Aprono l’esposizione i lavori del congolese Maurice Mbikayi (1974), la cui pratica artistica si concentra sull’impatto della tecnologia nel tessuto sociale africano e sulla triste realtà delle discariche di rifiuti elettronici che stanno letteralmente avvelenando l’Africa.
Alle installazioni realizzate interamente con materiali di riciclo tecnologico, l’artista affianca opere che indagano il tema del dandismo nella quotidianità congolese, un fenomeno molto diffuso che adotta, oltre a una certa eccentricità nell’abbigliamento, anche uno specifico modello etico.

Seguono i lavori di Marcia Kure (1970), che s’interroga invece sugli effetti del post-colonialismo e la conseguente frammentarietà identitaria e sociale. Il suo è un vocabolario estetico che punta su un immaginario poliedrico dove convivono tradizione – molti i riferimenti alla pittura uli praticata dalle donne nigeriane del passato – e ispirazioni prettamente metropolitane, espressione invece di una cultura contemporanea.

L’intreccio di suggestioni spesso in contrasto fra loro torna anche nella pratica artistica di Dimitri Fagbohoun (1972), che spazia fra scultura, video e installazioni, spingendo verso un eclettismo grammaticale che esalta temi quali il ricordo, la politica, la religione e la dimensione poetica dell’esistenza. In una narrazione visionaria che gioca sugli equilibri fra visibile e non visibile, l’artista si confronta con la vulnerabilità dell’essere umano, esplorandone i processi di creazione e distruzione.

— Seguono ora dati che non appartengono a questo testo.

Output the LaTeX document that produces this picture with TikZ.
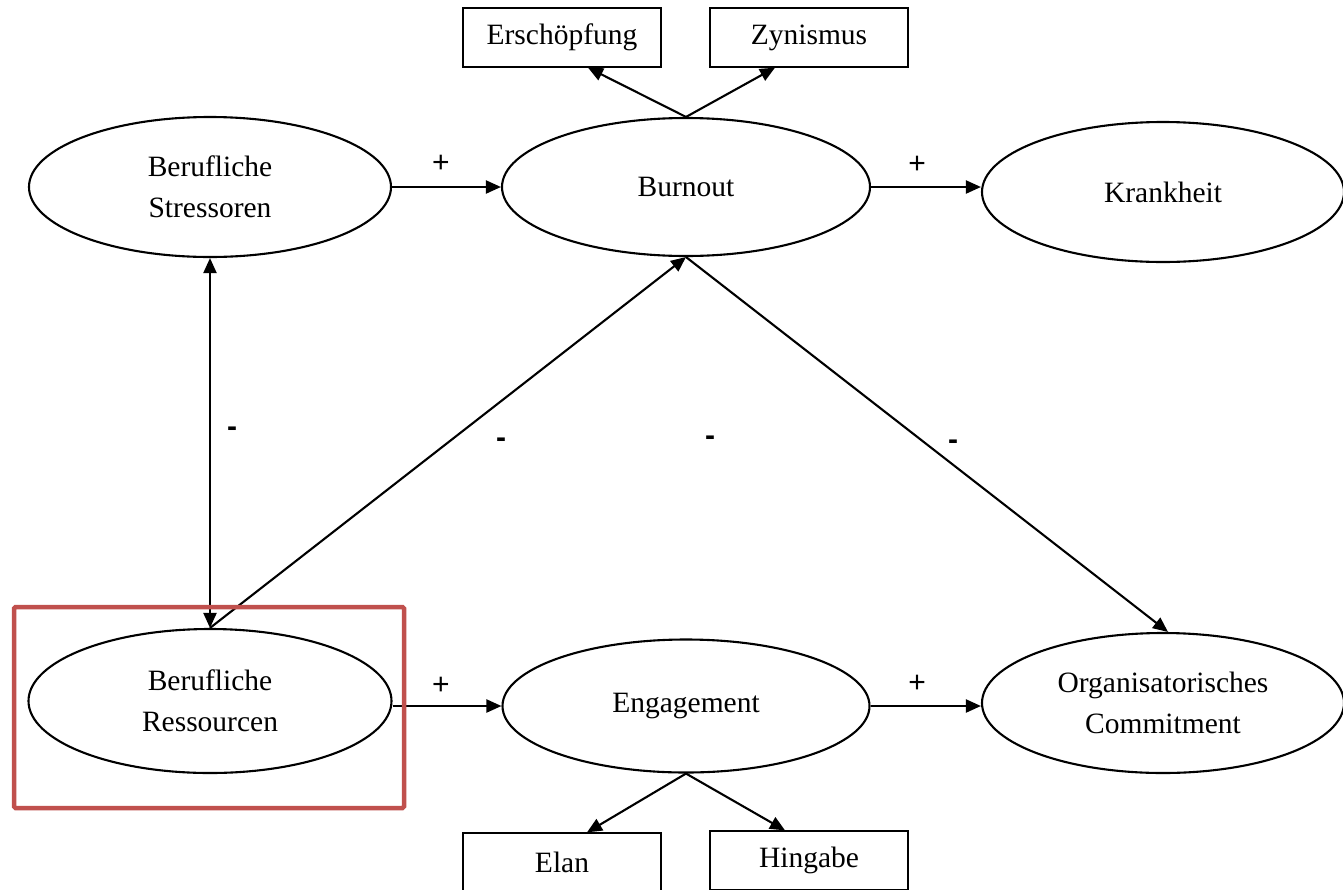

La mostra si chiude con la giovane Bronwyn Katz (1993), che stupisce con una ricerca artistica dal complesso potere immersivo. Al centro della sua cifra stilistica, l’importanza della terra come depositaria ma anche custode della memoria culturale sudafricana, una memoria che nasconde le cicatrici di una storia che ha visto prima il colonialismo e ora un feroce neocolonialismo economico. L’aspetto sensoriale risulta dominante nella trama estetica di questa talentuosa interprete, capace di svelare con timida urgenza, un universo che da privato, diventa ben presto collettivo.